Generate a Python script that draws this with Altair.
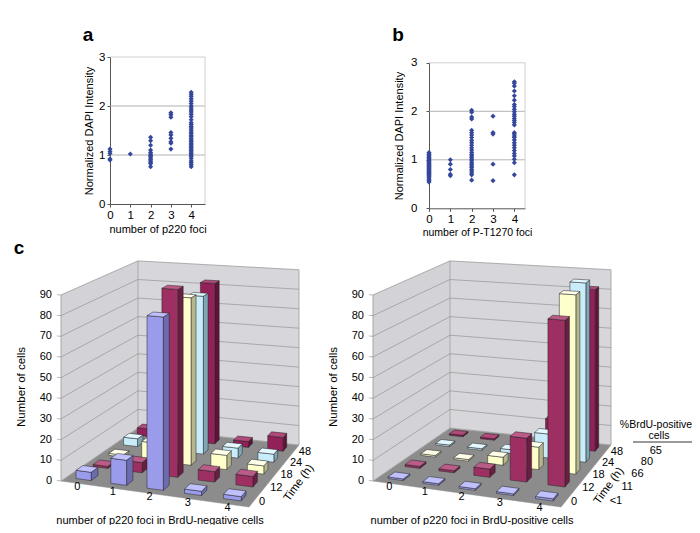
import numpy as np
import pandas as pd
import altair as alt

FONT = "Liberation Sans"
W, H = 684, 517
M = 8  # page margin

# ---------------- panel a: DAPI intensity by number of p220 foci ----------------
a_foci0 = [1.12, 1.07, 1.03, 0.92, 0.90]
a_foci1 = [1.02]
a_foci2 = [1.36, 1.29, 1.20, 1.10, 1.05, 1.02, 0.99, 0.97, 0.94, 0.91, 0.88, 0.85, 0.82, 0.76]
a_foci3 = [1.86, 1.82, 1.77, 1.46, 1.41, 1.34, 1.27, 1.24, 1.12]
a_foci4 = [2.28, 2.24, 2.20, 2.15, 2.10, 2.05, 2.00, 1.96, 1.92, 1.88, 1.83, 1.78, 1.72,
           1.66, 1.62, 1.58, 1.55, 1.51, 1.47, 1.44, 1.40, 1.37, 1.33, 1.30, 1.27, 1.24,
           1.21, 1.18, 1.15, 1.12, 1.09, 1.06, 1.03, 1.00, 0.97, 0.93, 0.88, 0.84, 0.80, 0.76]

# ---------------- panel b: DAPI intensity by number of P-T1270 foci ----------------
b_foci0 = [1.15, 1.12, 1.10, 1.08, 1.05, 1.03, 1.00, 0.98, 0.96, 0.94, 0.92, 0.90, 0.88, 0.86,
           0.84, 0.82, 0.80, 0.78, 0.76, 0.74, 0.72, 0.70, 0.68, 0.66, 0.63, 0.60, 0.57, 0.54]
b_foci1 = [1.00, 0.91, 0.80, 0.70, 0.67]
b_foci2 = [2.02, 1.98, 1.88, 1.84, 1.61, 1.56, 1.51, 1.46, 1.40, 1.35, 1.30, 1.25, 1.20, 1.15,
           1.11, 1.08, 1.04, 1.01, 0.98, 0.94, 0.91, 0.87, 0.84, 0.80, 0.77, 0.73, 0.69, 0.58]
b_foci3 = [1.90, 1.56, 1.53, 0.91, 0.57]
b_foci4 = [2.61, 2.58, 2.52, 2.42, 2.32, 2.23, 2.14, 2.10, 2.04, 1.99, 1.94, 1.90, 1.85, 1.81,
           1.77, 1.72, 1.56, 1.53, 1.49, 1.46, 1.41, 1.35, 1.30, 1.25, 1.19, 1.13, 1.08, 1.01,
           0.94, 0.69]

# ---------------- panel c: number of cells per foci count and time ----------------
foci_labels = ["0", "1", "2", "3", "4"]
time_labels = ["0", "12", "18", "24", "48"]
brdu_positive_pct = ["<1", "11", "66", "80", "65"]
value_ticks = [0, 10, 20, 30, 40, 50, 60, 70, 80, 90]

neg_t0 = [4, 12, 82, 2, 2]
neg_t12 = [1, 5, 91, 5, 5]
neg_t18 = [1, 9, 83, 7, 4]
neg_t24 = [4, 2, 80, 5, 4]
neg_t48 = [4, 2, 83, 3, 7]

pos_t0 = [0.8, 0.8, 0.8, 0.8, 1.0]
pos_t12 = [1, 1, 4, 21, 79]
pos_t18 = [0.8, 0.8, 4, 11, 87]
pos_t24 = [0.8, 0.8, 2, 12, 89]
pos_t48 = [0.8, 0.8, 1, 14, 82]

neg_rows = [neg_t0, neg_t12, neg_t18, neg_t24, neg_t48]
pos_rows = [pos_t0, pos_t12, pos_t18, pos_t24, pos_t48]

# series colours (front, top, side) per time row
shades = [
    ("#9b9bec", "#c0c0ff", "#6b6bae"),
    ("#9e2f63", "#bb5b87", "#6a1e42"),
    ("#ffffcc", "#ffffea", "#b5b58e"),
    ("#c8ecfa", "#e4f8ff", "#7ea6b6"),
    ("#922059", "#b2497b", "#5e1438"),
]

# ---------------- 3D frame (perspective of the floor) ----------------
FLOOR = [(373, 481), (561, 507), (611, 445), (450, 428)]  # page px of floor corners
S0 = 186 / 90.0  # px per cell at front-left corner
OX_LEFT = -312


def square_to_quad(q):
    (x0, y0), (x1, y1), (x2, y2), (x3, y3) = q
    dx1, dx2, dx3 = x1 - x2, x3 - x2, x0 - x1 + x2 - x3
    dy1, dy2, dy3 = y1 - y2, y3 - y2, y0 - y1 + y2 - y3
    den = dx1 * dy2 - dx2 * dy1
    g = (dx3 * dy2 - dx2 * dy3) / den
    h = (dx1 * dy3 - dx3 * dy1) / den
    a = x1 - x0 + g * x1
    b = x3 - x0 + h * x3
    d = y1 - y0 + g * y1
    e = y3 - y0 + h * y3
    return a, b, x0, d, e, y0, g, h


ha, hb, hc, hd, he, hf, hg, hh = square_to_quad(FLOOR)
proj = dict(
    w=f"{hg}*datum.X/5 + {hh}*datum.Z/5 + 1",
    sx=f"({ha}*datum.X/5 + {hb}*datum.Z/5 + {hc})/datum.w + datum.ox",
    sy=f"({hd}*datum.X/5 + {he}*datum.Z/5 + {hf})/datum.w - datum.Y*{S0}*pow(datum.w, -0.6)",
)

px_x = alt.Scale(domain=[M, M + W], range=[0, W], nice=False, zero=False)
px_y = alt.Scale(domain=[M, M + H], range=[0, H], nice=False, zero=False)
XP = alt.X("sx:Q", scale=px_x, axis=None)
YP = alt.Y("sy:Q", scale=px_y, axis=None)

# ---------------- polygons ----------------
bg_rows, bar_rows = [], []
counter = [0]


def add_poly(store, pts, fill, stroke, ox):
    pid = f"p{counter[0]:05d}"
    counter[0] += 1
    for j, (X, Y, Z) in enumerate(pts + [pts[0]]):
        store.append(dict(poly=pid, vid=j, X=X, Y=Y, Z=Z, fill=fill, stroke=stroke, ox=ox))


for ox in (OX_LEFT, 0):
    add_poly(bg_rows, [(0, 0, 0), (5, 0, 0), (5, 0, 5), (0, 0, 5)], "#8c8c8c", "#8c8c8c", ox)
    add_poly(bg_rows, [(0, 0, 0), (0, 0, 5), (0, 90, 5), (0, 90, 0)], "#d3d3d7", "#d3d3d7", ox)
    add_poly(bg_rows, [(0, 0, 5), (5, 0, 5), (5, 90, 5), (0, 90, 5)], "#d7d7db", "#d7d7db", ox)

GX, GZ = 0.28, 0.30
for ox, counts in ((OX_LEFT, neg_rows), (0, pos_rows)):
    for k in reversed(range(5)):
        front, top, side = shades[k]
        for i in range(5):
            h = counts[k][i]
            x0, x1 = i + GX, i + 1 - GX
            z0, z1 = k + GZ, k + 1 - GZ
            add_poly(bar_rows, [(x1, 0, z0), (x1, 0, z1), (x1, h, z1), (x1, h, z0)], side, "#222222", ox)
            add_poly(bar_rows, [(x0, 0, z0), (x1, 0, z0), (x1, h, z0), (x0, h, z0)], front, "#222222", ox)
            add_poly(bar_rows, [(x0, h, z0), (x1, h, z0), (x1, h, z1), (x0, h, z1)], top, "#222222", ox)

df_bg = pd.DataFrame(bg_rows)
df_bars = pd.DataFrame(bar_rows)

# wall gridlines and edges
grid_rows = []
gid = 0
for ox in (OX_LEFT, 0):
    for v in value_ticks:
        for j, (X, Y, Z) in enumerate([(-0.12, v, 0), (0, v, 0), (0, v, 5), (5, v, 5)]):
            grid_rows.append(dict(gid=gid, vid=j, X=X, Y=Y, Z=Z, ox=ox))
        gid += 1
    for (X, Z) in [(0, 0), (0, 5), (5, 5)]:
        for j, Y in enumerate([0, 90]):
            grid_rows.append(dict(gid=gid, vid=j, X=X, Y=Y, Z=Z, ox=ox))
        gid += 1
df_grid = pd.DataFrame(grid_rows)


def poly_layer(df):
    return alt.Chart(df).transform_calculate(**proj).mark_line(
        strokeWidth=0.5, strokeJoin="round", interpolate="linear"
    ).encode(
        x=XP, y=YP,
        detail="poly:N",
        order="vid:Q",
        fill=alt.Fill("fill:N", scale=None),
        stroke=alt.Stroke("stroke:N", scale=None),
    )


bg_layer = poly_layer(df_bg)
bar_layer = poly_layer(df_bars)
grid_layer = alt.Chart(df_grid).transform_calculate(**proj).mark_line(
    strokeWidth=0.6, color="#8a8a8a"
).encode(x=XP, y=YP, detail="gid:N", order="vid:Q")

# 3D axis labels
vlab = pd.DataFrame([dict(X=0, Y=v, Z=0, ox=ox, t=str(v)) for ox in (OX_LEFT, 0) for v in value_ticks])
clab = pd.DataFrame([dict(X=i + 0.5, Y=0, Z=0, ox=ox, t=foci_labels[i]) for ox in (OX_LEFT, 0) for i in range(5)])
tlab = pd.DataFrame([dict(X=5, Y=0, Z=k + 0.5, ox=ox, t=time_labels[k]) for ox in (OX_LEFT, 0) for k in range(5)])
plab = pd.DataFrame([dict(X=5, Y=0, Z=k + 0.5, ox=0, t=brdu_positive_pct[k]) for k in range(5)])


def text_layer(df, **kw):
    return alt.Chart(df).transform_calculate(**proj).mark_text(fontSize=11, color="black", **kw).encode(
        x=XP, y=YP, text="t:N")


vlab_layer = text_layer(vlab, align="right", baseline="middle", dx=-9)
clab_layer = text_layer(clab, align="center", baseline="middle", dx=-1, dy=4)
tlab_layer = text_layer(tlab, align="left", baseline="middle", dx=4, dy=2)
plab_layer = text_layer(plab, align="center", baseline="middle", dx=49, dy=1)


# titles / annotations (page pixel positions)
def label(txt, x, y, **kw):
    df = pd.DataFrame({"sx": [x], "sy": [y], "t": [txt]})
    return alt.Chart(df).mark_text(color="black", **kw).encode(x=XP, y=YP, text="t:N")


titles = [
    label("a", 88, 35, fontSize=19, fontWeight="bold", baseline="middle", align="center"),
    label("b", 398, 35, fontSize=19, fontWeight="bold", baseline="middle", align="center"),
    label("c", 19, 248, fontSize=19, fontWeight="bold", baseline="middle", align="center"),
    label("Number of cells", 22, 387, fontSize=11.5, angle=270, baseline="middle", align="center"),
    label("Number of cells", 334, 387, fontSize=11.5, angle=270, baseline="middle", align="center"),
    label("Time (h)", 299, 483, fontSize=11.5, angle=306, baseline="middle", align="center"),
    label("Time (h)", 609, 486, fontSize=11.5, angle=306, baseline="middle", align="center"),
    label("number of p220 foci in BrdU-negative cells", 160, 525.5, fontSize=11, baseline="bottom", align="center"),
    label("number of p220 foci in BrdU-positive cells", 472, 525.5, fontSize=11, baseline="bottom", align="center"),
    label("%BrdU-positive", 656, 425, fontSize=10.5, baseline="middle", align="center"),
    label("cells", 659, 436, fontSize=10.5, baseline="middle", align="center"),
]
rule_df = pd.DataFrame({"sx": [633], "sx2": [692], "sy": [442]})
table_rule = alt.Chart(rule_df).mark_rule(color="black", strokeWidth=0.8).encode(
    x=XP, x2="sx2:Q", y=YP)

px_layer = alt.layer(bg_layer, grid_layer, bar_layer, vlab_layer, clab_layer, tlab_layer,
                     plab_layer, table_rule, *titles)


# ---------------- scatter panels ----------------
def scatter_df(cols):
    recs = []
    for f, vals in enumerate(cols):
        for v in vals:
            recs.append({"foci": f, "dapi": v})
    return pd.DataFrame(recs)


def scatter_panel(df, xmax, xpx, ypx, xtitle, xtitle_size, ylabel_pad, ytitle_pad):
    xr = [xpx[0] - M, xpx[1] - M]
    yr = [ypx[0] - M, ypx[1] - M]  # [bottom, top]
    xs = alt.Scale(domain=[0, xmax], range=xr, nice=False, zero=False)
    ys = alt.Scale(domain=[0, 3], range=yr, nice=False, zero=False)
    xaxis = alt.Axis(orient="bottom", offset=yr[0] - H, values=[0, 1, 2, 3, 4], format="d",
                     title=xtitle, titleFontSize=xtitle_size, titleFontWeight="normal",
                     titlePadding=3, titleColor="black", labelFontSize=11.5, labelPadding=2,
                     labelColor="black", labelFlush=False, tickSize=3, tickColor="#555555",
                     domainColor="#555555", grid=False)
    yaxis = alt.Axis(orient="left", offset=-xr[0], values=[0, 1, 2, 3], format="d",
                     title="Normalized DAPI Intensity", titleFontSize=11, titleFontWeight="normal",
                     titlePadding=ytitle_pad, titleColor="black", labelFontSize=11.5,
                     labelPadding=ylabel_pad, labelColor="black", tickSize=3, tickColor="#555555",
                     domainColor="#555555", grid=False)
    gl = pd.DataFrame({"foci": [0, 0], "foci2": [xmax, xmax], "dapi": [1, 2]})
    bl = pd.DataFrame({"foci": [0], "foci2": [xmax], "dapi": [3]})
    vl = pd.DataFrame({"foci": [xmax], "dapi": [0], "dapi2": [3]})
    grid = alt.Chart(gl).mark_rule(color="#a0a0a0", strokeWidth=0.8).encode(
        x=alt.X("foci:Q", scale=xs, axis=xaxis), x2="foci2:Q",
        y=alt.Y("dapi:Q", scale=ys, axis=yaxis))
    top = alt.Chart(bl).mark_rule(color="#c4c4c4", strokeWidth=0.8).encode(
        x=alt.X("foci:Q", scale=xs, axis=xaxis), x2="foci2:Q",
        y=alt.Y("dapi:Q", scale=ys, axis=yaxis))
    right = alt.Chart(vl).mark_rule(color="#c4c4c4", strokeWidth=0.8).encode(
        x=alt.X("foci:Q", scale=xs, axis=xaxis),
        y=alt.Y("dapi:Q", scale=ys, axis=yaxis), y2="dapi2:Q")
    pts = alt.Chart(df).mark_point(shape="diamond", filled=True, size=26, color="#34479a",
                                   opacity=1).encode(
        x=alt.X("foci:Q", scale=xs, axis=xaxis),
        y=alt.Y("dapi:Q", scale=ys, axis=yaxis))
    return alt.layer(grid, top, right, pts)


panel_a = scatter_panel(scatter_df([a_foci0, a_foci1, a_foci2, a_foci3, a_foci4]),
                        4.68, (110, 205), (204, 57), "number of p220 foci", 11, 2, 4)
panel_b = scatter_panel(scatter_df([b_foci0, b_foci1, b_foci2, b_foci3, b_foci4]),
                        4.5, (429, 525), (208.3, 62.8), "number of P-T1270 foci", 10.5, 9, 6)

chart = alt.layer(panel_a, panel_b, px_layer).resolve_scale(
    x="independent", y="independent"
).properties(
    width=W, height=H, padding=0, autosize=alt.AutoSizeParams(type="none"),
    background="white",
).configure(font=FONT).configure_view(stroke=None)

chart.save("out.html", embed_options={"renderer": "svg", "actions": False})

========================================================================

Copy nothing but the lines from the top of the data down to the line containing "# page margin", and leave the pictures out.

Generate a Python script that draws this with Altair.
import numpy as np
import pandas as pd
import altair as alt

FONT = "Liberation Sans"
W, H = 684, 517
M = 8  # page margin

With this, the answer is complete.